GIVEN TASK:
Begin with the first line of the material and copy each line word for word through the line that contains "sub, draw=black, inner"; the pictures are left out.

———

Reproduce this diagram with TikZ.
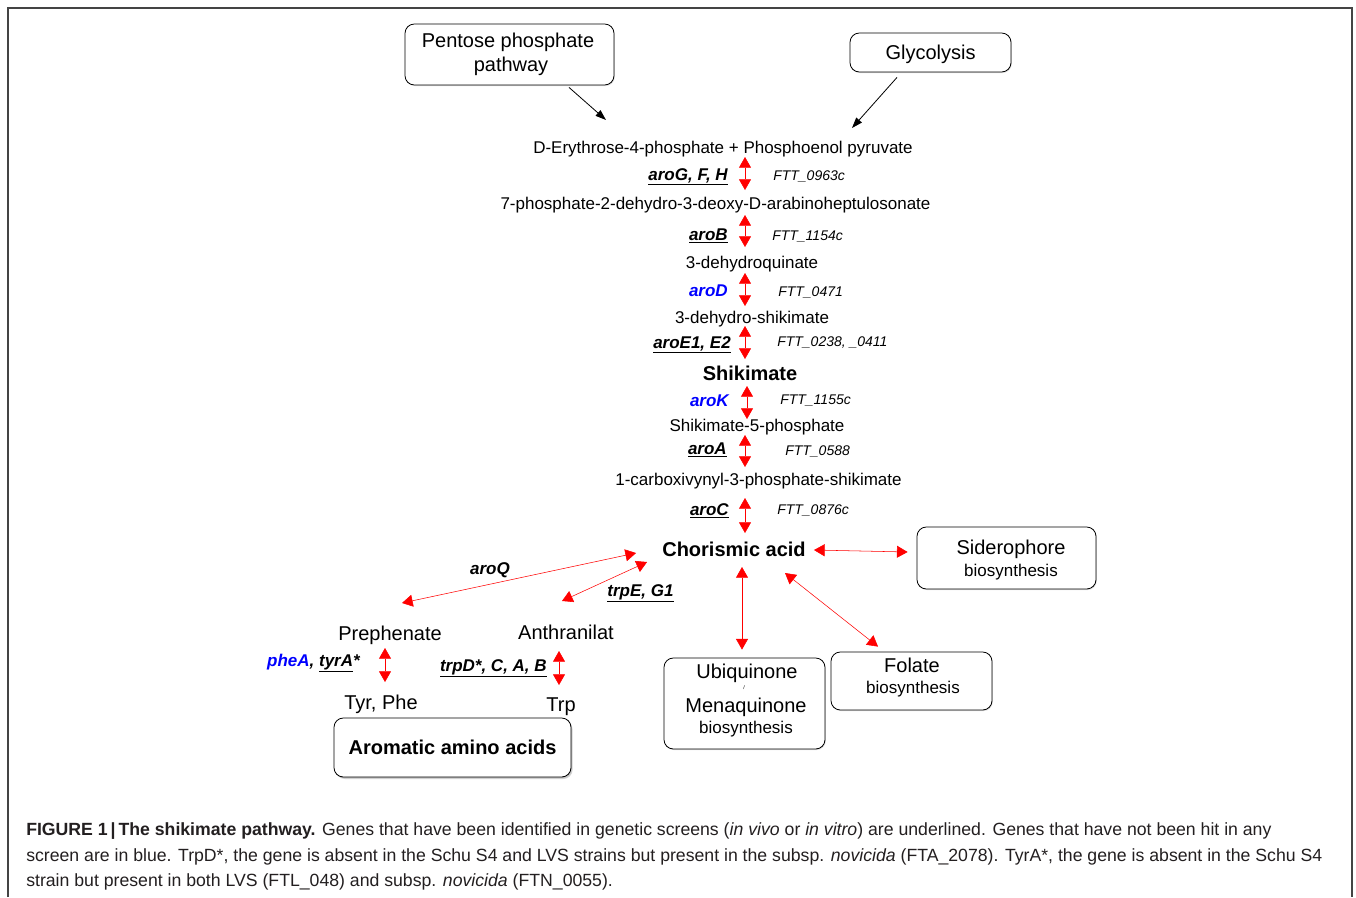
\documentclass[tikz,border=0pt]{standalone}
\usepackage{fontspec}
\setmainfont{Liberation Sans}
\usetikzlibrary{arrows.meta,calc,shadows}
\definecolor{capgray}{HTML}{231F20}
\definecolor{framegray}{HTML}{444444}
\definecolor{genblue}{HTML}{0000FF}
\definecolor{arrred}{HTML}{FF0000}
\newcommand{\fA}{\fontsize{12.75}{15}\selectfont}
\newcommand{\fB}{\fontsize{15}{18}\selectfont}
\newcommand{\fC}{\fontsize{10.5}{12}\selectfont}
\newcommand{\fCap}{\fontsize{13.25}{16}\selectfont}
\tikzset{
  txt/.style={font=\fA, inner sep=0pt, text height=9.1pt, text depth=0pt},
  bigb/.style={font=\fB\bfseries, inner sep=0pt, text height=10.7pt, text depth=0pt},
  sub/.style={font=\fB, inner sep=0pt, text height=10.7pt, text depth=0pt},
  gene/.style={font=\fA\bfseries\itshape, inner sep=0pt, text height=9.1pt, text depth=0pt, anchor=east},
  genec/.style={font=\fA\bfseries\itshape, inner sep=0pt, text height=9.1pt, text depth=0pt},
  ftt/.style={font=\fC\itshape, inner sep=0pt, text height=7.5pt, text depth=0pt, anchor=west},
  box/.style={draw=black, line width=0.6pt, rounded corners=7pt, align=center, inner sep=0pt, fill=white,
    drop shadow={opacity=0.25, shadow xshift=0.6pt, shadow yshift=-0.8pt}},
  dbl/.style={draw=arrred, line width=0.4pt, {Triangle[length=8pt,width=9pt]}-{Triangle[length=8pt,width=9pt]}},
  blk/.style={draw=black, line width=0.6pt, -{Triangle[length=8pt,width=5.5pt]}},
  captxt/.style={font=\fCap, text=capgray, inner sep=0pt, anchor=base west},
}
\begin{document}
\begin{tikzpicture}[x=0.75pt,y=-0.75pt]
\useasboundingbox (0,0) rectangle (1356,897);
\fill[white] (0,0) rectangle (1356,897);
\draw[framegray, line width=1.4pt] (8,897) -- (8,8) -- (1352,8) -- (1352,897);

% boxes
\node[box, minimum width=156.75pt, minimum height=45.75pt] (pent) at (509.5,54.5) {};
\node[sub] (pentA) at ($(pent.north)+(-1.5,17)$) {Pentose phosphate};
\node[sub] (pentB) at ($(pent.north)+(1.5,41)$) {pathway};
\node[box, sub, draw=black, inner sep=0pt, minimum width=120.75pt, minimum height=29.25pt] (gly) at (930.5,52.5) {Glycolysis};

% main column
\coordinate (ax) at (745,0);
\coordinate (ax2) at (747,0);
\node[txt] (ery) at (723,147) {D-Erythrose-4-phosphate + Phosphoenol pyruvate};
\node[txt] (dahp) at (715.5,203) {7-phosphate-2-dehydro-3-deoxy-D-arabinoheptulosonate};
\node[txt] (dhq) at (752,262) {3-dehydroquinate};
\node[txt] (dhs) at (752,317) {3-dehydro-shikimate};
\node[bigb] (shk) at (750,373) {Shikimate};
\node[txt] (s5p) at (757,425) {Shikimate-5-phosphate};
\node[txt] (cvs) at (758.5,479) {1-carboxivynyl-3-phosphate-shikimate};
\node[bigb] (cho) at (734,549) {Chorismic acid};

% black arrows
\draw[blk] ($(pent.south)+(59.5,2)$) -- ($(ery)+(-117,-27)$);
\draw[blk] ($(gly.south)+(-33.5,5)$) -- ($(ery)+(129,-19)$);

% red vertical arrows
\draw[dbl] ($(ery -| ax)+(0,10)$) -- ($(dahp -| ax)+(0,-13)$);
\draw[dbl] ($(dahp -| ax)+(0,12)$) -- ($(dhq -| ax)+(0,-15)$);
\draw[dbl] ($(dhq -| ax)+(0,11)$) -- ($(dhs -| ax)+(0,-11)$);
\draw[dbl] ($(dhs -| ax)+(0,9)$) -- ($(shk -| ax)+(0,-14)$);
\draw[dbl] ($(shk -| ax2)+(0,13)$) -- ($(s5p -| ax2)+(0,-6)$);
\draw[dbl] ($(s5p -| ax)+(0,10)$) -- ($(cvs -| ax)+(0,-12)$);
\draw[dbl] ($(cvs -| ax)+(0,19)$) -- ($(cho -| ax)+(0,-16)$);

% gene labels
\node[gene] (gG) at (728,174) {\underline{aroG, F, H}};
\node[gene] (gB) at (728,234) {\underline{aroB}};
\node[gene, text=genblue] (gD) at (728,290) {aroD};
\node[gene] (gE) at (731,342) {\underline{aroE1, E2}};
\node[gene, text=genblue] (gK) at (729,400) {aroK};
\node[gene] (gA) at (727,448) {\underline{aroA}};
\node[gene] (gC) at (729,509) {\underline{aroC}};

\node[ftt] (fG) at (773,175) {FTT\_0963c};
\node[ftt] (fB) at (772,235) {FTT\_1154c};
\node[ftt] (fD) at (778,291) {FTT\_0471};
\node[ftt] (fE) at (777,341) {FTT\_0238, \_0411};
\node[ftt] (fK) at (780,399) {FTT\_1155c};
\node[ftt] (fA) at (785,450) {FTT\_0588};
\node[ftt] (fC) at (777,509) {FTT\_0876c};

% side boxes
\node[box, minimum width=134.25pt, minimum height=46.5pt] (sid) at (1006.5,558) {};
\node[sub] (sidA) at ($(sid.north)+(4.5,21)$) {Siderophore};
\node[txt] (sidB) at ($(sid.north)+(4.5,44)$) {biosynthesis};
\node[box, minimum width=120.75pt, minimum height=43.5pt] (fol) at (911.5,681) {};
\node[sub] (folA) at ($(fol.north)+(0.5,14)$) {Folate};
\node[txt] (folB) at ($(fol.north)+(1.5,36)$) {biosynthesis};
\node[box, minimum width=120.75pt, minimum height=68.25pt] (ubi) at (744.5,703.5) {};
\node[sub] (ubiA) at ($(ubi.north)+(2.5,14)$) {Ubiquinone};
\node[font=\fontsize{4}{5}\selectfont, inner sep=0pt] (ubiS) at ($(ubi.north)+(-0.5,30)$) {/};
\node[sub] (ubiB) at ($(ubi.north)+(1.5,48)$) {Menaquinone};
\node[txt] (ubiC) at ($(ubi.north)+(1.5,70)$) {biosynthesis};
\node[box, font=\fB\bfseries, text height=10.7pt, text depth=0pt, minimum width=177.75pt, minimum height=44.25pt,
  drop shadow={opacity=0.35, shadow xshift=1.2pt, shadow yshift=-1.5pt}] (aro) at (452.5,747.5) {Aromatic amino acids};

% chorismic connectors
\draw[dbl] ($(cho.east)+(8,1)$) -- ($(sid.west)+(-9,-6)$);
\draw[dbl] ($(cho)+(8,18)$) -- ($(ubi.north)+(-2.5,-8)$);
\draw[dbl] ($(cho)+(51,24)$) -- ($(fol.north)+(-33.5,-5)$);

% branches
\node[sub] (pre) at (390,633) {Prephenate};
\node[sub] (ant) at (566,632) {Anthranilat};
\node[sub] (tyr) at (381,702) {Tyr, Phe};
\node[sub] (trp) at (561,704) {Trp};
\draw[dbl] ($(cho.west)+(-26,4)$) -- ($(pre)+(12,-30)$);
\draw[dbl] ($(cho.west)+(-15,13)$) -- ($(ant)+(-4,-31)$);
\node[genec] (gQ) at (490,568) {aroQ};
\node[genec] (gT) at (640.5,590) {\underline{trpE, G1}};
\draw[dbl] ($(pre)+(-5,15)$) -- ($(tyr)+(4,-20)$);
\draw[dbl] ($(ant)+(-7,19)$) -- ($(trp)+(-2,-19)$);
\node[gene] (gP) at (360,660) {\textcolor{genblue}{pheA}, \underline{tyrA}*};
\node[gene] (gTD) at (547,665) {\underline{trpD*, C, A, B}};

% caption
\node[captxt] (cap1) at (26,835) {\textbf{FIGURE 1\,|\,The shikimate pathway.} Genes that have been identified in genetic screens (\textit{in vivo} or \textit{in vitro}) are underlined. Genes that have not been hit in any};
\node[captxt] (cap2) at (26,861) {screen are in blue. TrpD*, the gene is absent in the Schu S4 and LVS strains but present in the subsp. \textit{novicida} (FTA\_2078). TyrA*, the gene is absent in the Schu S4};
\node[captxt] (cap3) at (26,886) {strain but present in both LVS (FTL\_048) and subsp. \textit{novicida} (FTN\_0055).};
\end{tikzpicture}
\end{document}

———

TASK OUTPUT:
Reproduce this diagram with TikZ.
\documentclass[tikz,border=0pt]{standalone}
\usepackage{fontspec}
\setmainfont{Liberation Sans}
\usetikzlibrary{arrows.meta,calc,shadows}
\definecolor{capgray}{HTML}{231F20}
\definecolor{framegray}{HTML}{444444}
\definecolor{genblue}{HTML}{0000FF}
\definecolor{arrred}{HTML}{FF0000}
\newcommand{\fA}{\fontsize{12.75}{15}\selectfont}
\newcommand{\fB}{\fontsize{15}{18}\selectfont}
\newcommand{\fC}{\fontsize{10.5}{12}\selectfont}
\newcommand{\fCap}{\fontsize{13.25}{16}\selectfont}
\tikzset{
  txt/.style={font=\fA, inner sep=0pt, text height=9.1pt, text depth=0pt},
  bigb/.style={font=\fB\bfseries, inner sep=0pt, text height=10.7pt, text depth=0pt},
  sub/.style={font=\fB, inner sep=0pt, text height=10.7pt, text depth=0pt},
  gene/.style={font=\fA\bfseries\itshape, inner sep=0pt, text height=9.1pt, text depth=0pt, anchor=east},
  genec/.style={font=\fA\bfseries\itshape, inner sep=0pt, text height=9.1pt, text depth=0pt},
  ftt/.style={font=\fC\itshape, inner sep=0pt, text height=7.5pt, text depth=0pt, anchor=west},
  box/.style={draw=black, line width=0.6pt, rounded corners=7pt, align=center, inner sep=0pt, fill=white,
    drop shadow={opacity=0.25, shadow xshift=0.6pt, shadow yshift=-0.8pt}},
  dbl/.style={draw=arrred, line width=0.4pt, {Triangle[length=8pt,width=9pt]}-{Triangle[length=8pt,width=9pt]}},
  blk/.style={draw=black, line width=0.6pt, -{Triangle[length=8pt,width=5.5pt]}},
  captxt/.style={font=\fCap, text=capgray, inner sep=0pt, anchor=base west},
}
\begin{document}
\begin{tikzpicture}[x=0.75pt,y=-0.75pt]
\useasboundingbox (0,0) rectangle (1356,897);
\fill[white] (0,0) rectangle (1356,897);
\draw[framegray, line width=1.4pt] (8,897) -- (8,8) -- (1352,8) -- (1352,897);

% boxes
\node[box, minimum width=156.75pt, minimum height=45.75pt] (pent) at (509.5,54.5) {};
\node[sub] (pentA) at ($(pent.north)+(-1.5,17)$) {Pentose phosphate};
\node[sub] (pentB) at ($(pent.north)+(1.5,41)$) {pathway};
\node[box, sub, draw=black, inner sep=0pt, minimum width=120.75pt, minimum height=29.25pt] (gly) at (930.5,52.5) {Glycolysis};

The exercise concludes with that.